The CEA was in conversation with Rupa Chanda, an IIM-Bangalore professor, and shared the stage with Rajya Sabha MP Rajeev Gowda, and Chinmay Tumbe, an IIM-Ahmedabad professor and the author of the book.

MP Rajeev Gowda, however, differed with Subramanian on their shared experiences in the US. “America for all of us was a warm welcoming place. Most difficult was the visa interview in the 80s. But America takes the best talent in the world, without worrying about the where they are from and absorbs them so well. Most other countries do not do that,” Gowda said.

‘Rich history of migration’

Tumbe, the author of the book, said his work discussed three predominant themes. The first, he said, was the rich history of migration within India. “The state of Bihar is the most famous region for migration in the present day. One can trace migration in districts of Bihar to the 15th century,” he said.

Another aspect that the book deals with is circulation migration, under which migrants return home after working abroad.
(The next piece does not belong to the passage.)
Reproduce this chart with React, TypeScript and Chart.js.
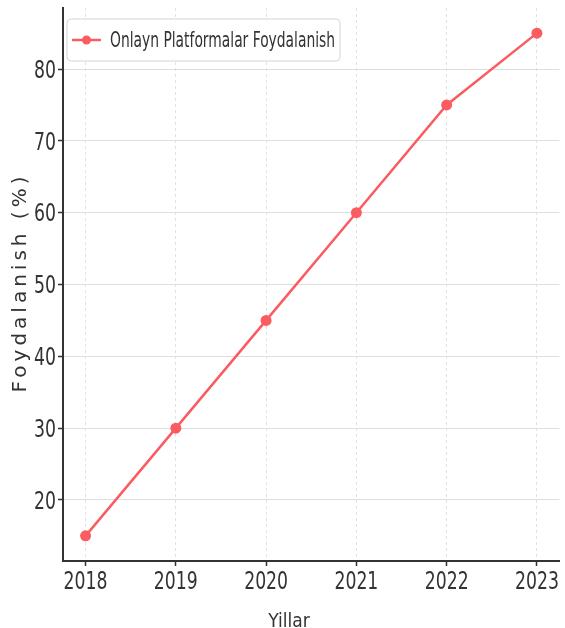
import React, { useEffect, useRef } from "react";
import { Chart, registerables } from "chart.js";

Chart.register(...registerables);

const years = [2018, 2019, 2020, 2021, 2022, 2023];
const usage = [15, 30, 45, 60, 75, 85];
const yTicks = [20, 30, 40, 50, 60, 70, 80];
const seriesLabel = "Onlayn Platformalar Foydalanish";
const xTitle = "Yillar";
const yTitle = "Foydalanish (%)";

const NARROW = "'DejaVu Sans Condensed', 'Liberation Sans Narrow', sans-serif";
const LINE_COLOR = "rgb(250, 92, 98)";
const TEXT_COLOR = "#333333";
const TICK_SQUEEZE = 0.8;
const LEGEND_SQUEEZE = 0.7;

function drawNarrow(
  ctx: CanvasRenderingContext2D,
  text: string,
  x: number,
  y: number,
  align: CanvasTextAlign,
  size: number,
  sx: number
) {
  ctx.save();
  ctx.translate(x, y);
  ctx.scale(sx, 1);
  ctx.font = `${size}px ${NARROW}`;
  ctx.fillStyle = TEXT_COLOR;
  ctx.textAlign = align;
  ctx.textBaseline = "alphabetic";
  ctx.fillText(text, 0, 0);
  ctx.restore();
}

const textPlugin = {
  id: "textPlugin",
  afterDraw(chart: any) {
    const { ctx, chartArea, scales } = chart;
    const ys = scales.y;
    ys.ticks.forEach((t: any) => {
      const py = ys.getPixelForValue(t.value);
      drawNarrow(ctx, String(t.value), chartArea.left - 7, py + 8.7, "right", 24, TICK_SQUEEZE);
    });
    const xs = scales.x;
    xs.ticks.forEach((t: any) => {
      const px = xs.getPixelForValue(t.value);
      drawNarrow(ctx, String(t.value), px, chartArea.bottom + 28, "center", 24, TICK_SQUEEZE);
    });
    drawNarrow(ctx, xTitle, 289, 627, "center", 20, 0.95);
    ctx.save();
    ctx.translate(21, (chartArea.top + chartArea.bottom) / 2);
    ctx.rotate(-Math.PI / 2);
    ctx.font = "20px 'DejaVu Sans', sans-serif";
    try {
      (ctx as any).letterSpacing = "4px";
    } catch (e) {}
    ctx.fillStyle = TEXT_COLOR;
    ctx.textAlign = "center";
    ctx.textBaseline = "middle";
    ctx.fillText(yTitle, 2, 0);
    ctx.restore();
  },
};

const legendBoxPlugin = {
  id: "legendBoxPlugin",
  afterDatasetsDraw(chart: any) {
    const { ctx } = chart;
    const ds = chart.data.datasets[0];
    const color = ds.borderColor;
    ctx.save();
    const fontSize = 22;
    ctx.font = `${fontSize}px ${NARROW}`;
    const textX = 110;
    const tw = ctx.measureText(ds.label).width * LEGEND_SQUEEZE;
    const bx = 67;
    const by = 19;
    const bw = textX + tw + 5 - bx;
    const bh = 42;
    const r = 4;
    ctx.beginPath();
    ctx.moveTo(bx + r, by);
    ctx.lineTo(bx + bw - r, by);
    ctx.quadraticCurveTo(bx + bw, by, bx + bw, by + r);
    ctx.lineTo(bx + bw, by + bh - r);
    ctx.quadraticCurveTo(bx + bw, by + bh, bx + bw - r, by + bh);
    ctx.lineTo(bx + r, by + bh);
    ctx.quadraticCurveTo(bx, by + bh, bx, by + bh - r);
    ctx.lineTo(bx, by + r);
    ctx.quadraticCurveTo(bx, by, bx + r, by);
    ctx.closePath();
    ctx.fillStyle = "rgba(255,255,255,0.85)";
    ctx.fill();
    ctx.strokeStyle = "#d4d4d4";
    ctx.lineWidth = 1;
    ctx.stroke();

    const ly = 40;
    ctx.strokeStyle = color;
    ctx.lineWidth = 2.5;
    ctx.beginPath();
    ctx.moveTo(72, ly);
    ctx.lineTo(101, ly);
    ctx.stroke();
    ctx.fillStyle = color;
    ctx.beginPath();
    ctx.arc(86.5, ly, 4.5, 0, Math.PI * 2);
    ctx.fill();
    ctx.restore();

    drawNarrow(ctx, ds.label, textX, 47, "left", fontSize, LEGEND_SQUEEZE);
  },
};

export default function App() {
  const canvasRef = useRef<HTMLCanvasElement | null>(null);

  useEffect(() => {
    if (!canvasRef.current) return;
    const chart = new Chart(canvasRef.current, {
      type: "line",
      data: {
        datasets: [
          {
            label: seriesLabel,
            data: years.map((y, i) => ({ x: y, y: usage[i] })),
            borderColor: LINE_COLOR,
            backgroundColor: LINE_COLOR,
            borderWidth: 2.5,
            pointRadius: 5.5,
            pointHoverRadius: 5.5,
            pointBackgroundColor: LINE_COLOR,
            pointBorderWidth: 0,
            tension: 0,
          },
        ],
      },
      options: {
        animation: false,
        responsive: true,
        maintainAspectRatio: false,
        layout: { padding: { top: 8, right: 1, left: 0, bottom: 0 } },
        plugins: {
          legend: { display: false },
          tooltip: { enabled: false },
          title: { display: false },
        },
        scales: {
          x: {
            type: "linear",
            min: 2017.75,
            max: 2023.25,
            afterBuildTicks: (s: any) => {
              s.ticks = years.map((v) => ({ value: v }));
            },
            afterFit: (s: any) => {
              s.height = 67;
              s.paddingLeft = 0;
              s.paddingRight = 0;
            },
            ticks: { display: false },
            grid: {
              color: "#e2e2e2",
              lineWidth: 1,
              tickLength: 5,
              tickColor: TEXT_COLOR,
              tickWidth: 1.5,
              tickBorderDash: [],
            },
            border: { display: true, color: TEXT_COLOR, width: 2, dash: [3, 3] },
            title: { display: false },
          },
          y: {
            type: "linear",
            min: 11.5,
            max: 88.5,
            afterBuildTicks: (s: any) => {
              s.ticks = yTicks.map((v) => ({ value: v }));
            },
            afterFit: (s: any) => {
              s.width = 63;
              s.paddingTop = 0;
              s.paddingBottom = 0;
            },
            ticks: { display: false },
            grid: {
              color: "#dedede",
              lineWidth: 1,
              tickLength: 5,
              tickColor: TEXT_COLOR,
              tickWidth: 1.5,
            },
            border: { display: true, color: TEXT_COLOR, width: 2 },
          },
        },
      },
      plugins: [textPlugin, legendBoxPlugin],
    } as any);
    return () => chart.destroy();
  }, []);

  return (
    <div
      style={{
        position: "fixed",
        left: 0,
        top: 0,
        width: 565,
        height: 628,
        background: "#ffffff",
      }}
    >
      <canvas ref={canvasRef} />
    </div>
  );
}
Tumbe used the Ramayana as a metaphor to describe the context; the epic has a number of characters returning home after being exiled.

In the modern age, Tumbe said, there is circulation migration on similar lines, where some individuals leave home in search of privileges. “People go to the Gulf countries for job opportunities but only a few of them settle there. Most work in these countries as semi-permanent labourers and then return home in approximately 10 months”.

The core message of his book, Tumbe said, was on social groups that get the opportunity to be a part of the circulatory migration. “Unfortunately in India the lowest ranking castes do not have this opportunity. Therefore, it is a big factor in the stunted development of job networks,” Tumbe said.

Migration and policy making

Gowda and Subramanian also stressed on the need for more work to be done with regard to policymaking on migration.

Gowda cited the Aadhaar card as being part of the government’s efforts at policy-making on migration. “The political class often pays attention to resentment, changes in demographic composition, and politics in vernacular. Immigrants often play little political role,” Gowda said, adding that policymakers only formulate policies around those who are organised and urbanised.

Subramanian said we need to take stock of even those who migrate within the boundaries of the country. “We do not proactively look at policymaking in migration,” he said.